Graph distance and effective resistance of the four-dimensional random walk trace
Daisuke Shiraishi, Satomi Watanabe
TL;DR
This work resolves the four-dimensional critical case for the trace of a simple random walk by deriving sharp asymptotics for the graph distance and effective resistance between the origin and the endpoint of the trace. The authors develop a two-scale decomposition and leverage refined long-range intersection estimates to obtain a precise logarithmic correction, showing both $E(D_n)$ and $E(R_n)$ scale as $n(\log n)^{-1/2}$ with explicit constants and a polynomially small error term.
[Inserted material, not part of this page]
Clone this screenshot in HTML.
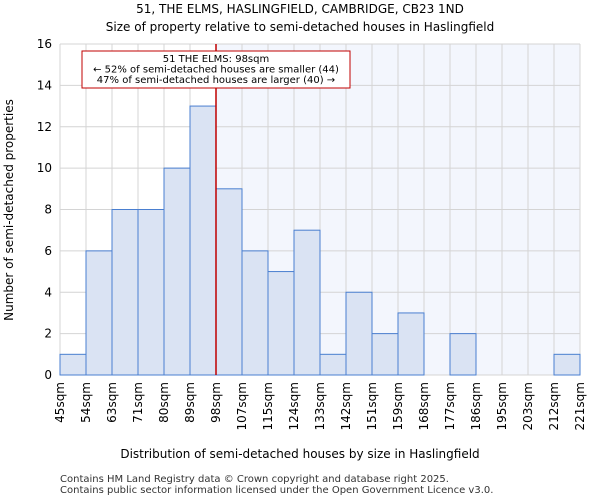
<!DOCTYPE html>
<html><head><meta charset="utf-8"><style>
body{margin:0;background:#fff;font-family:"DejaVu Sans","Liberation Sans",sans-serif;}
</style></head><body>
<svg width="600" height="500" xmlns="http://www.w3.org/2000/svg" font-family="DejaVu Sans, Liberation Sans, sans-serif">
<text x="300" y="13" text-anchor="middle" font-size="12">51, THE ELMS, HASLINGFIELD, CAMBRIDGE, CB23 1ND</text>
<text x="300" y="31" text-anchor="middle" font-size="12">Size of property relative to semi-detached houses in Haslingfield</text>
<g id="plot"></g>
<text x="300" y="458" text-anchor="middle" font-size="12">Distribution of semi-detached houses by size in Haslingfield</text>
<text x="13" y="210" text-anchor="middle" font-size="12" transform="rotate(-90 13 210)">Number of semi-detached properties</text>
<text x="60" y="482" font-size="10" fill="#333">Contains HM Land Registry data © Crown copyright and database right 2025.</text>
<text x="60" y="493" font-size="10" fill="#333">Contains public sector information licensed under the Open Government Licence v3.0.</text>
</svg>
<script>
const categories=["45sqm","54sqm","63sqm","71sqm","80sqm","89sqm","98sqm","107sqm","115sqm","124sqm","133sqm","142sqm","151sqm","159sqm","168sqm","177sqm","186sqm","195sqm","203sqm","212sqm","221sqm"];
const counts=[1,6,8,8,10,13,9,6,5,7,1,4,2,3,0,2,0,0,0,1];
const yTicks=[0,2,4,6,8,10,12,14,16];
const markerIndex=6;
const NS="http://www.w3.org/2000/svg";
const g=document.getElementById('plot');
const L=60,R=580,T=44,B=375,yMax=16;
const bw=(R-L)/counts.length;
const xs=i=>L+i*bw;
const ys=v=>B-(v/yMax)*(B-T);
function mk(t,a,p){const e=document.createElementNS(NS,t);for(const k in a)e.setAttribute(k,a[k]);(p||g).appendChild(e);return e;}
let e;
e=mk('rect',{x:xs(markerIndex),y:T,width:R-xs(markerIndex),height:B-T,fill:'#f3f6fd'});


for(let i=0;i<=counts.length;i++){e=mk('line',{x1:xs(i),x2:xs(i),y1:T,y2:B,stroke:'#d4d4d4','stroke-width':1});

}
yTicks.forEach(v=>{e=mk('line',{x1:L,x2:R,y1:ys(v),y2:ys(v),stroke:'#d4d4d4','stroke-width':1});


e=mk('text',{x:L-8,y:ys(v)+4,'text-anchor':'end','font-size':12});e.textContent=v;

});
counts.forEach((c,i)=>{if(c<=0)return;e=mk('rect',{x:xs(i),y:ys(c),width:bw,height:ys(0)-ys(c),fill:'#dae3f3',stroke:'#4a7fd0','stroke-width':1});

});
categories.forEach((c,i)=>{const x=xs(i)+4;e=mk('text',{x:x,y:382,'text-anchor':'end','font-size':12,transform:`rotate(-90 ${x} 382)`});e.textContent=c;

});
e=mk('line',{x1:xs(markerIndex),x2:xs(markerIndex),y1:T,y2:B,stroke:'#c00000','stroke-width':1.5});


e=mk('rect',{x:82,y:51,width:268,height:37,fill:'#fff',stroke:'#c00000','stroke-width':1});


["51 THE ELMS: 98sqm","← 52% of semi-detached houses are smaller (44)","47% of semi-detached houses are larger (40) →"].forEach((t,i)=>{e=mk('text',{x:216,y:62+i*10.5,'text-anchor':'middle','font-size':10});e.textContent=t;

});
</script>
</body></html>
The central methodological thrust is to analyze the slowly varying function $\psi(n)=E(D_n)/n$ via the relation between $\psi(n)$ and $\psi(2n)$, facilitated by a detailed study of intersections of long segments of the walk and multi-walk non-intersections, encapsulated in new propositions and lemmas. These results not only settle a conjectured logarithmic correction at criticality but also enable refined fluctuation analyses and potential applications to heat kernel behavior on the random trace, as well as to the study of collisions of independent walks on the trace graph.
Abstract
Refining previous results, we establish a sharp asymptotic estimate on the expected graph distance between the origin and the terminal point of the trace of the first $n$ steps of the walk. A similar conclusion is drawn for the resistance metric.